▶ What the task asks: Print, word for word, the opening line of the data below and every line after it through the line that contains "(0,0) rectangle (829,466);", but not the pictures.
****************
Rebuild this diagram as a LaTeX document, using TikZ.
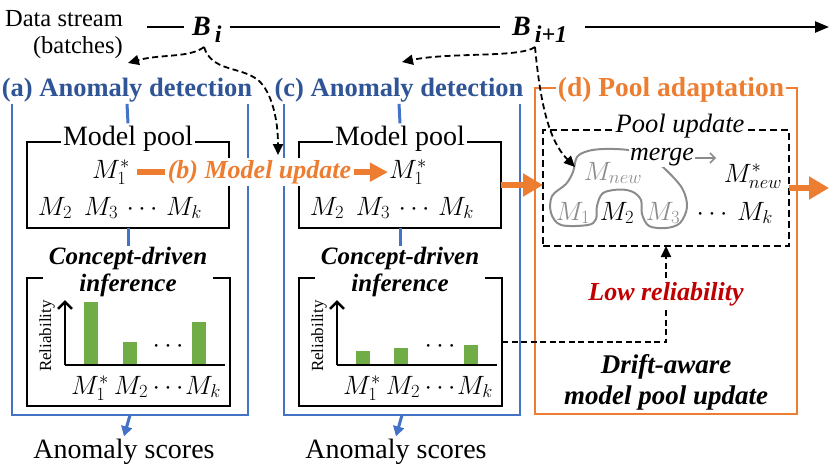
\RequirePackage{fix-cm}
\documentclass[tikz,border=0pt]{standalone}
\usepackage{fontspec}
\setmainfont{Liberation Serif}
\usetikzlibrary{arrows.meta}
\definecolor{lblue}{HTML}{4472C4}
\definecolor{tblue}{HTML}{2F5597}
\definecolor{orng}{HTML}{ED7D31}
\definecolor{grn}{HTML}{70AD47}
\definecolor{dred}{HTML}{C00000}
\definecolor{gry}{HTML}{8C8C8C}
\newcommand{\fs}[1]{\fontsize{#1}{#1}\selectfont}
\tikzset{
  panelbox/.style={draw=lblue, line width=2pt, inner sep=0pt, outer sep=0pt, anchor=north west},
  poolbox/.style={draw=black, line width=2.5pt, inner sep=0pt, outer sep=0pt, anchor=north west},
  ttl/.style={fill=white, inner sep=2pt, anchor=base, font=\fs{26.5}\bfseries},
  plabel/.style={fill=white, inner sep=2pt, anchor=base, font=\fs{28}},
  clabel/.style={fill=white, inner xsep=6pt, inner ysep=1pt, align=center, font=\fontsize{25}{27}\selectfont\bfseries\itshape},
  mth/.style={inner sep=1pt, anchor=base, font=\fs{26.5}},
  blink/.style={draw=lblue, line width=3pt},
  barrow/.style={draw=lblue, line width=3pt, -{Triangle[length=10pt,width=11pt]}},
  dasharrow/.style={draw=black, line width=1.8pt, dash pattern=on 6pt off 3.5pt, -{Triangle[length=11pt,width=10pt]}},
  oarrow/.style={draw=orng, line width=6pt, -{Triangle[length=20pt,width=22pt]}},
  axisx/.style={line width=1.5pt},
  axisy/.style={line width=2.5pt, -{Straight Barb[length=7pt,width=14pt]}},
  scores/.style={anchor=base, inner sep=2pt, font=\fs{28}},
  rel/.style={rotate=90, inner sep=0pt, font=\fs{17}},
}
\begin{document}
\begin{tikzpicture}[x=1pt,y=-1pt]
\useasboundingbox (0,0) rectangle (829,466);

% ---------- top timeline ----------
\node[align=right, anchor=north east, inner sep=0pt, font=\fontsize{24.5}{27}\selectfont] (ds) at (123,10) {Data stream\\(batches)};
\node[anchor=base west, inner xsep=8pt, font=\fs{28}\bfseries\itshape] (Bi) at (184,35)
  {B\raisebox{-7pt}{\fs{24}\bfseries\itshape\,i}};
\node[anchor=base west, inner xsep=12pt, font=\fs{28}\bfseries\itshape] (Bj) at (500,35)
  {B\raisebox{-7pt}{\fs{24}\bfseries{\itshape\,i}+1}};
\coordinate (tl0) at (147,27);
\coordinate (tlend) at (829,27);
\draw[line width=2.5pt] (tl0) -- (tl0 -| Bi.west);
\draw[line width=2.5pt] (tl0 -| Bi.east) -- (tl0 -| Bj.west);
\draw[line width=2.5pt, -{Triangle[length=14pt,width=11pt]}, shorten <=6pt] (tl0 -| Bj.east) -- (tlend);

\coordinate (bi0) at (204,47);
\coordinate (bj0) at (535,47);
\coordinate (ta0) at (128,63);
\coordinate (tc0) at (402,62);
\coordinate (mc0) at (278,155);
\coordinate (pn0) at (575,167);

% ---------- panel (a) ----------
\node[panelbox, minimum width=236pt, minimum height=330pt] (pa) at (12,85) {};
\node[ttl, text=tblue] (ta) at (127,96) {(a) Anomaly detection};
\node[poolbox, minimum width=202pt, minimum height=86pt] (mpa) at (27,142) {};
\node[plabel] (mpla) at (128,145) {Model pool};
\draw[blink] (ta.south) -- (mpla.north);
\node[mth] (m1a) at (111,178) {$M_1^*$};
\node[mth] (m2a) at (55,215) {$M_2$};
\node[mth] (m3a) at (101,215) {$M_3$};
\node[mth] (dda) at (142,215) {$\cdots$};
\node[mth] (mka) at (184,215) {$M_k$};
\node[poolbox, minimum width=203pt, minimum height=128pt] (cba) at (27,278) {};
\node[clabel] (cla) at (128,272) {Concept-driven\\inference};
\draw[blink] (mpa.south) -- (cla.north);
\coordinate (oa) at (65,365); \coordinate (ya) at (65,300); \coordinate (xa) at (225,365);
\fill[grn] (84,302) rectangle (98,364);
\fill[grn] (123,342) rectangle (137,364);
\fill[grn] (192,322) rectangle (206,364);
\draw[axisx] (oa) -- (xa);
\draw[axisy] (oa) -- (ya);
\node[mth] (cda) at (168,352) {$\cdots$};
\node[rel] (rla) at (47,336) {Reliability};
\node[mth] (l1a) at (90,394) {$M_1^*$};
\node[mth] (l2a) at (131,394) {$M_2$};
\node[mth] (l3a) at (168,394) {$\cdots$};
\node[mth] (lka) at (203,394) {$M_k$};
\node[scores] (sa) at (124,458) {Anomaly scores};
\draw[barrow] (pa.south) -- (sa.north);

% ---------- panel (c) ----------
\node[panelbox, minimum width=236pt, minimum height=330pt] (pc) at (284,85) {};
\node[ttl, text=tblue] (tc) at (399,96) {(c) Anomaly detection};
\node[poolbox, minimum width=202pt, minimum height=86pt] (mpc) at (299,142) {};
\node[plabel] (mplc) at (400,145) {Model pool};
\draw[blink] (tc.south) -- (mplc.north);
\node[mth] (m1c) at (408,178) {$M_1^*$};
\node[mth] (m2c) at (327,215) {$M_2$};
\node[mth] (m3c) at (373,215) {$M_3$};
\node[mth] (ddc) at (414,215) {$\cdots$};
\node[mth] (mkc) at (456,215) {$M_k$};
\node[poolbox, minimum width=203pt, minimum height=128pt] (cbc) at (299,278) {};
\node[clabel] (clc) at (400,272) {Concept-driven\\inference};
\draw[blink] (mpc.south) -- (clc.north);
\coordinate (oc) at (337,365); \coordinate (yc) at (337,300); \coordinate (xc) at (497,365);
\fill[grn] (356,351) rectangle (370,364);
\fill[grn] (394,348) rectangle (408,364);
\fill[grn] (464,345) rectangle (478,364);
\draw[axisx] (oc) -- (xc);
\draw[axisy] (oc) -- (yc);
\node[mth] (cdc) at (440,352) {$\cdots$};
\node[rel] (rlc) at (319,336) {Reliability};
\node[mth] (l1c) at (362,394) {$M_1^*$};
\node[mth] (l2c) at (403,394) {$M_2$};
\node[mth] (l3c) at (440,394) {$\cdots$};
\node[mth] (lkc) at (475,394) {$M_k$};
\node[scores] (sc) at (396,458) {Anomaly scores};
\draw[barrow] (pc.south) -- (sc.north);

% ---------- (b) model update ----------
\draw[draw=orng, line width=6pt, -{Triangle[length=18pt,width=18pt]}, shorten <=6pt]
  (m1a.east) -- (m1c.west)
  node[midway, fill=white, inner xsep=3pt, inner ysep=2pt, text=orng, font=\fs{26}\bfseries\itshape] (bl) {(b) Model update};

% ---------- panel (d) ----------
\node[draw=orng, line width=2.5pt, inner sep=0pt, outer sep=0pt, anchor=north west, minimum width=262pt, minimum height=326pt] (pd) at (535,88) {};
\node[ttl, text=orng, font=\fs{27.5}\bfseries] (td) at (671,96) {(d) Pool adaptation};
\node[draw=black, line width=2pt, dash pattern=on 7pt off 4pt, inner sep=0pt, outer sep=0pt, anchor=north west, minimum width=246pt, minimum height=116pt] (pu) at (543,130) {};
\node[fill=white, inner sep=2pt, anchor=base, font=\fs{26.5}\itshape] (pul) at (680,132) {Pool update};
\draw[gry, line width=2pt] plot[smooth cycle, tension=0.55] coordinates {
 (577,157) (588,151) (604,149) (628,150) (648,156) (664,168) (682,188) (687,207) (680,223)
 (666,228) (649,226) (642,214) (641,200) (633,192) (620,189.5) (603,193) (597,206) (596,219)
 (588,225) (561,225) (551,213) (552,196) (566,184) (573,172)};
\node[fill=white, inner sep=1pt, anchor=base, font=\fs{26}\itshape] (mg) at (662,160) {merge};
\coordinate (mgend) at (716,158);
\draw[gry, line width=1.5pt, -{Straight Barb[length=5pt,width=10pt]}] (mg.east |- mgend) -- (mgend);
\node[mth, text=gry] (mnew) at (613,180) {$M_{new}$};
\node[mth] (mnews) at (753,182) {$M_{new}^*$};
\node[mth, text=gry] (pm1) at (573,220) {$M_1$};
\node[mth] (pm2) at (617,220) {$M_2$};
\node[mth, text=gry] (pm3) at (663,220) {$M_3$};
\node[mth] (pdd) at (712,220) {$\cdots$};
\node[mth] (pmk) at (755,220) {$M_k$};
\node[align=center, font=\fontsize{27}{31}\selectfont\bfseries\itshape] (da) at (666,382) {Drift-aware\\model pool update};

% orange flow arrows
\coordinate (outd) at (829,188);
\draw[oarrow] (mpc.east) -- (mpc.east -| pu.west);
\draw[oarrow] (pu.east |- outd) -- (outd);

% low reliability feedback
\draw[dasharrow] (cbc.east) -| (pu.south)
  node[pos=0.75, fill=white, inner sep=3pt, text=dred, font=\fs{26}\bfseries\itshape] (lr) {Low reliability};

% batch dashed arrows
\draw[dasharrow] (bi0) .. controls (190,58) and (160,54) .. (ta0);
\draw[dasharrow] (bi0) .. controls (212,72) and (240,66) .. (258,80) .. controls (272,92) and (278,120) .. (mc0);
\draw[dasharrow] (bj0) .. controls (520,58) and (450,52) .. (tc0);
\draw[dasharrow] (bj0) .. controls (540,100) and (548,140) .. (pn0);
\end{tikzpicture}
\end{document}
****************
▶ Solution to the exercise:
Rebuild this diagram as a LaTeX document, using TikZ.
\RequirePackage{fix-cm}
\documentclass[tikz,border=0pt]{standalone}
\usepackage{fontspec}
\setmainfont{Liberation Serif}
\usetikzlibrary{arrows.meta}
\definecolor{lblue}{HTML}{4472C4}
\definecolor{tblue}{HTML}{2F5597}
\definecolor{orng}{HTML}{ED7D31}
\definecolor{grn}{HTML}{70AD47}
\definecolor{dred}{HTML}{C00000}
\definecolor{gry}{HTML}{8C8C8C}
\newcommand{\fs}[1]{\fontsize{#1}{#1}\selectfont}
\tikzset{
  panelbox/.style={draw=lblue, line width=2pt, inner sep=0pt, outer sep=0pt, anchor=north west},
  poolbox/.style={draw=black, line width=2.5pt, inner sep=0pt, outer sep=0pt, anchor=north west},
  ttl/.style={fill=white, inner sep=2pt, anchor=base, font=\fs{26.5}\bfseries},
  plabel/.style={fill=white, inner sep=2pt, anchor=base, font=\fs{28}},
  clabel/.style={fill=white, inner xsep=6pt, inner ysep=1pt, align=center, font=\fontsize{25}{27}\selectfont\bfseries\itshape},
  mth/.style={inner sep=1pt, anchor=base, font=\fs{26.5}},
  blink/.style={draw=lblue, line width=3pt},
  barrow/.style={draw=lblue, line width=3pt, -{Triangle[length=10pt,width=11pt]}},
  dasharrow/.style={draw=black, line width=1.8pt, dash pattern=on 6pt off 3.5pt, -{Triangle[length=11pt,width=10pt]}},
  oarrow/.style={draw=orng, line width=6pt, -{Triangle[length=20pt,width=22pt]}},
  axisx/.style={line width=1.5pt},
  axisy/.style={line width=2.5pt, -{Straight Barb[length=7pt,width=14pt]}},
  scores/.style={anchor=base, inner sep=2pt, font=\fs{28}},
  rel/.style={rotate=90, inner sep=0pt, font=\fs{17}},
}
\begin{document}
\begin{tikzpicture}[x=1pt,y=-1pt]
\useasboundingbox (0,0) rectangle (829,466);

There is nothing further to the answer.